A nomination does not negate the need for confirmation. A process is not rendered optional simply because it appears uncontested. Votes are not symbolic rituals to be dispensed with at convenience; they are the formal mechanism through which legitimacy is conferred and responsibility recorded.

If APNU believed that Mr. Aruziddin Mohamed was unsuitable, they had every opportunity to express that position honestly. They could have voted against him. They could have abstained. They could have placed their objections squarely on the parliamentary record. Instead, they chose the most evasive option available: disappearing from the process altogether, while later offering a procedural excuse that collapses under even minimal scrutiny.

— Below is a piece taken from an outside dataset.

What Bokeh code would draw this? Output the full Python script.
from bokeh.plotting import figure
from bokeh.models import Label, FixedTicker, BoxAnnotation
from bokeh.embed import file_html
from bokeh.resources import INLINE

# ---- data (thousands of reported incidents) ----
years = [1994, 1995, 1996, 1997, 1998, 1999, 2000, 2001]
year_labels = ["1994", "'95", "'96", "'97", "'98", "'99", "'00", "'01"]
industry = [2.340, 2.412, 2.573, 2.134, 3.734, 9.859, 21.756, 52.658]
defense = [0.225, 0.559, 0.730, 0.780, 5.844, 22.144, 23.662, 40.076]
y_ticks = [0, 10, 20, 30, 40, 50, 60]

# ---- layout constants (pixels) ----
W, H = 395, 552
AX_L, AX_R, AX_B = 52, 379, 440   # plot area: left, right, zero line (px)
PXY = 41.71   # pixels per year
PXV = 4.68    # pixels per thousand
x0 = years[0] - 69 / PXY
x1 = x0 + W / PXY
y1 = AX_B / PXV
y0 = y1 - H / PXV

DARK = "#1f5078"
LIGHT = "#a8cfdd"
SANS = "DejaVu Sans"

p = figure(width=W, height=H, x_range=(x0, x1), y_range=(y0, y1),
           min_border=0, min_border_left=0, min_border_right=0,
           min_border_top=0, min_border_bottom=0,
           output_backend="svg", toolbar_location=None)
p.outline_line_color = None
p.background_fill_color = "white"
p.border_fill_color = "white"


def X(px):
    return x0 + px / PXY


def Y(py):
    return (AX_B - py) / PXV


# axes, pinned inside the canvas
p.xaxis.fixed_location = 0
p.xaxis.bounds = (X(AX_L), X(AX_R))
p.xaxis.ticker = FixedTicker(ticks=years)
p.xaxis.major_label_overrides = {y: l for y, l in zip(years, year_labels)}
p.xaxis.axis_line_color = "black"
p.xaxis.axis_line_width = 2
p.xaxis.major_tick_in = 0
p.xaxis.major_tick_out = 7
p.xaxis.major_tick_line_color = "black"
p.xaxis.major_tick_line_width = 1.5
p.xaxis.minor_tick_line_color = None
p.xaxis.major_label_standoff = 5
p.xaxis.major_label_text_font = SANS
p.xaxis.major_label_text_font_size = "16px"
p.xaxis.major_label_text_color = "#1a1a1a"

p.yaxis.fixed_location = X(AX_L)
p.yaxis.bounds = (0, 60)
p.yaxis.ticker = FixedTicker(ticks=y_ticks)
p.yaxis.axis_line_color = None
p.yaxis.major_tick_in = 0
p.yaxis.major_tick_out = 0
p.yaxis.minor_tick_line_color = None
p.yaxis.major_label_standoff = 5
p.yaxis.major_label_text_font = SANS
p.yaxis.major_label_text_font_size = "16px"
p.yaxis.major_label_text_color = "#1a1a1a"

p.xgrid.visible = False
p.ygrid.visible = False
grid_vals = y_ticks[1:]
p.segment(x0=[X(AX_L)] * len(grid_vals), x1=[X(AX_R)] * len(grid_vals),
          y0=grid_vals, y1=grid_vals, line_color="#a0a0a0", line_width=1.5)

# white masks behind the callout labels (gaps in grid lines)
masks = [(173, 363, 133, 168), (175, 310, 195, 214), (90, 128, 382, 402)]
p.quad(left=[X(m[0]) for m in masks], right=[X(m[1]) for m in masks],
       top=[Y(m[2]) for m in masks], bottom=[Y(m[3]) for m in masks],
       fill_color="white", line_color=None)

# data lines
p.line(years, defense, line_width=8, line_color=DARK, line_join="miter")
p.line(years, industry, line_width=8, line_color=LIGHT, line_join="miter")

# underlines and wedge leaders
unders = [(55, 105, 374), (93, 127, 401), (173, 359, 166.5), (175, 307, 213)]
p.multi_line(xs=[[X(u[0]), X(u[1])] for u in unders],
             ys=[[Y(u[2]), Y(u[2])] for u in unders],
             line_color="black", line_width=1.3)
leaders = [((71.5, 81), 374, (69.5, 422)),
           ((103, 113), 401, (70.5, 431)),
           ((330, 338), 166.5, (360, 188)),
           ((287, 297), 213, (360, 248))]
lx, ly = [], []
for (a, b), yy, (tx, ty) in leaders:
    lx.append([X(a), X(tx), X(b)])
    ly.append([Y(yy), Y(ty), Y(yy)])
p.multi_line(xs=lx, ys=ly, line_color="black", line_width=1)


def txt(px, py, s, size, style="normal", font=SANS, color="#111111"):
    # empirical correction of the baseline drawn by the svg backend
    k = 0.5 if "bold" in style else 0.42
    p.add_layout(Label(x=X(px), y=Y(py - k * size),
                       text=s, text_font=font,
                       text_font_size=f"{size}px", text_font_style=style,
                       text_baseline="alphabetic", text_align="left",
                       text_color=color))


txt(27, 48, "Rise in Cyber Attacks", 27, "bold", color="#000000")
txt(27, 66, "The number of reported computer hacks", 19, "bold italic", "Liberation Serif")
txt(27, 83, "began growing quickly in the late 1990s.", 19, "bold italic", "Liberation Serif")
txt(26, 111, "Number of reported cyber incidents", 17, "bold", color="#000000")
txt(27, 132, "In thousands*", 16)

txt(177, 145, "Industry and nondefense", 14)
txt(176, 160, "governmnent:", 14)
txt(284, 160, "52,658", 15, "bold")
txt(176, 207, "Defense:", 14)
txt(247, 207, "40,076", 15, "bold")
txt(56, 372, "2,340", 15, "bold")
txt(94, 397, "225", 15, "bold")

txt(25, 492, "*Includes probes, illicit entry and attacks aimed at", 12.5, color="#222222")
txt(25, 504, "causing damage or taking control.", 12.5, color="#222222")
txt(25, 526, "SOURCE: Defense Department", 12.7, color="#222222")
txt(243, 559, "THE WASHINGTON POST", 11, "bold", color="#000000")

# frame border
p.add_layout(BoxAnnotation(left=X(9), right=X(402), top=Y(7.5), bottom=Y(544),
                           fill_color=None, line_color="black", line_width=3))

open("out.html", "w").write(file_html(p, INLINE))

Parliament is not a private meeting of party executives. It is a public institution, operating on rules, records, and accountability to the electorate. To argue that a vote was unnecessary because there was only one nominee is to misunderstand, or deliberately misrepresent, the purpose of parliamentary decision-making.

Confirmation through a vote is precisely what transforms a nomination into a legitimate office-holder. By walking out, APNU did not avoid a meaningless exercise; they avoided accountability.

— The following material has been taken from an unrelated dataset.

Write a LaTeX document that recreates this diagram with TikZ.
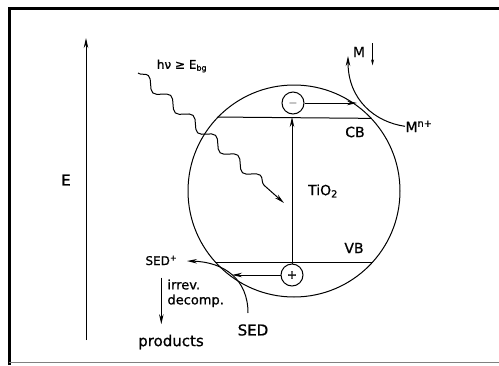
\documentclass[tikz,border=0pt]{standalone}
\usepackage{fontspec}
\setmainfont{DejaVu Sans}[FakeBold=0.8]
\usetikzlibrary{arrows.meta,decorations.pathmorphing}

\begin{document}
\begin{tikzpicture}[x=1pt,y=-1pt,line width=1pt]
\tikzset{lab/.style={font=\fontsize{14}{15}\selectfont,inner sep=0pt},
         arr/.style={-{Stealth[length=10pt,width=4.5pt]}},
         charge/.style={draw,circle,minimum size=22pt,inner sep=0pt,font=\fontsize{12}{12}\selectfont}}
\useasboundingbox (0,0) rectangle (499,365);

% frame
\draw[line width=3pt] (9,365) -- (9,8) -- (499,8);
\draw[gray,line width=1pt] (9,362) -- (499,362);

% energy axis
\coordinate (ebot) at (86,340);
\coordinate (etop) at (86,38);
\draw[arr] (ebot) -- (etop);
\node[lab,font=\fontsize{15}{15}\selectfont] (E) at (66,180) {E};

% the particle with its bands
\node[draw,circle,minimum size=212pt,inner sep=0pt] (part) at (294,191) {};
\coordinate (cbL) at (part.136.5);
\coordinate (cbR) at (part.43.5);
\coordinate (vbL) at (part.-138);
\coordinate (vbR) at (part.-42);
\draw (cbL) -- (cbR);
\draw (vbL) -- (vbR);
\node[lab] (cb) at (355,132) {CB};
\node[lab] (vb) at (354,248) {VB};
\node[lab] (tio) at (323,191) {TiO\textsubscript{2}};

% electron and hole
\node[charge] (minus) at (293,103) {$-$};
\node[charge] (plus) at (292,275) {+};
\draw[arr] (plus.north) -- (plus.north |- cbL);

% light
\node[lab,font=\fontsize{12}{12}\selectfont] (hv) at (182,66) {hν ≥ E\textsubscript{bg}};
\coordinate (hvs) at (138,73);
\coordinate (hve) at (284,203);
\draw[arr,decorate,decoration={snake,segment length=30pt,amplitude=5pt,post length=14pt}] (hvs) -- (hve);

% reduction of the metal ions
\node[lab,anchor=base west] (mn) at (405,132) {M\textsuperscript{n+}};
\coordinate (mout) at (348,56);
\draw[arr] (mn.west) .. controls (375,122) and (348,100) .. (mout);
\coordinate (mhit) at (357,103);
\draw[arr] (minus.east) -- (mhit);
\node[lab] (m) at (359,52) {M};
\draw[-{Stealth[length=6pt,width=3pt]},line width=0.8pt] (m.north east) ++(7,-3) -- ++(0,22);

% oxidation of the electron donor
\node[lab,font=\fontsize{15}{15}\selectfont] (sed) at (253,330) {SED};
\node[lab,font=\fontsize{12}{12}\selectfont,anchor=base west] (sedp) at (145,265) {SED\textsuperscript{+}};
\coordinate (sedtop) at (248,313);
\coordinate (sedend) at (187,261);
\draw[arr] (sedtop) .. controls (248,280) and (225,262) .. (sedend);
\coordinate (phit) at (232,275);
\draw[arr] (plus.west) -- (phit);

% decomposition
\node[lab,font=\fontsize{15}{15}\selectfont] (prod) at (171,342) {products};
\node[lab,font=\fontsize{13}{15}\selectfont,anchor=north west,align=left] (irr) at (167,279) {irrev.\\decomp.};
\draw[arr] ([yshift=-12pt]sedp.south) -- ([yshift=10pt]sedp.south |- prod.north);
\end{tikzpicture}
\end{document}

This behaviour amounts to political shadowboxing. By refusing to vote, APNU avoided revealing their true position while attempting to cloak that avoidance in procedural logic. Such tactics may offer short-term internal cover, but they do lasting damage to the credibility of the opposition and the integrity of democratic institutions.

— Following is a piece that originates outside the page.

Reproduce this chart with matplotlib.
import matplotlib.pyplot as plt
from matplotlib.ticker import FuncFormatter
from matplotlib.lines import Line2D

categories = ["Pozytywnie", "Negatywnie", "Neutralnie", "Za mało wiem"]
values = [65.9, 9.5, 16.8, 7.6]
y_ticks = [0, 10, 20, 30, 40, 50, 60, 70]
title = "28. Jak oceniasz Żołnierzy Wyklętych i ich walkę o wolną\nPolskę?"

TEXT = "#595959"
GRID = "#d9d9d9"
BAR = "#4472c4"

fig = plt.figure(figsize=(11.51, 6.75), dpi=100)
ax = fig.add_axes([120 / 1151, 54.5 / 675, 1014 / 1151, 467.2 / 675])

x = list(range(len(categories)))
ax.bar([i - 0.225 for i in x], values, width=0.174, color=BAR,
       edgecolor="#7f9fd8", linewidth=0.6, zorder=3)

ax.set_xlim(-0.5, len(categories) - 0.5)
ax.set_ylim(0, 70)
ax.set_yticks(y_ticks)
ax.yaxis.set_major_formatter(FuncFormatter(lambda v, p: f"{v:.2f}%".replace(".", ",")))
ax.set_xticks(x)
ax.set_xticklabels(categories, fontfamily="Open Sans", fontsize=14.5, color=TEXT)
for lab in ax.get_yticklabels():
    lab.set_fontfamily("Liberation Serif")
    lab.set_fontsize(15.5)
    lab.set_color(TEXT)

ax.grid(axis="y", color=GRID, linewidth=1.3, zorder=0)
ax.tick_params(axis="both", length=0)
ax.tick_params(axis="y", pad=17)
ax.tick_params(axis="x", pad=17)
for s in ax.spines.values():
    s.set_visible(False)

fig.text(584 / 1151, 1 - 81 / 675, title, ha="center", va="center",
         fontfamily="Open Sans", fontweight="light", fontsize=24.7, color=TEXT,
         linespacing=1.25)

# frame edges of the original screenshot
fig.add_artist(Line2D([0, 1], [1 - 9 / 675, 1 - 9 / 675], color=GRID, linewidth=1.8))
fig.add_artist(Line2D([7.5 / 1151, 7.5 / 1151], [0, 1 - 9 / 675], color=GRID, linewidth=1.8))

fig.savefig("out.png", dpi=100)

When elected representatives deliberately evade the record, they deny citizens the right to know where their MPs stand on matters of national consequence.

Even more troubling was the contradiction that followed. In the same moment that APNU withdrew from the formal process, their parliamentary leader, Dr. Campbell spoke publicly about “cooperation.”

Cooperation with whom, and on what basis? Cooperation cannot be built on selective participation. It cannot flourish where one side refuses to engage honestly in the most basic democratic procedures. Walking out of Parliament while speaking the language of unity is not cooperation; it is political illusion.

This conduct sends a deeply confusing and damaging signal to WIN and to the newly confirmed Leader of the Opposition. Coalition politics depend on predictability, transparency, and good faith. By refusing to participate in a foundational decision while simultaneously claiming a commitment to collaboration, APNU has weakened the very ground on which opposition unity must stand. How can coalition partners plan, negotiate, or challenge the government effectively when one major bloc will not even register its position in a formal vote?

The implications extend far beyond a single parliamentary sitting. Opposition politics in Guyana have long been plagued by fragmentation, mistrust, and strategic ambiguity. This episode reinforces the perception that APNU remains more comfortable with obstruction and performative gestures than with constructive engagement. Such behaviour weakens the opposition as a whole and hands the government an unnecessary advantage. A divided, evasive opposition cannot credibly hold power to account.

Votes matter. Attendance matters. Records matter. Parliamentary democracy relies on these fundamentals. When MPs intentionally remove themselves from them, they erode not only their own credibility but also public confidence in opposition governance as a viable alternative. Citizens watching this episode are left asking an uncomfortable but unavoidable question: if the opposition cannot manage its disagreements transparently, how can it be trusted to manage the affairs of the state?

If APNU is genuinely committed to cooperation with WIN and the Leader of the Opposition, it must abandon illusionary politics and recommit to principled participation. Cooperation is not declared at microphones; it is demonstrated in chambers. It is shown by staying in the room, casting a vote, and standing by the outcome.

Until that happens, such actions will continue to fracture opposition unity, strain coalition politics, and deepen public cynicism. Guyana deserves an opposition that practices accountability; not one that mistakes disappearance for principle.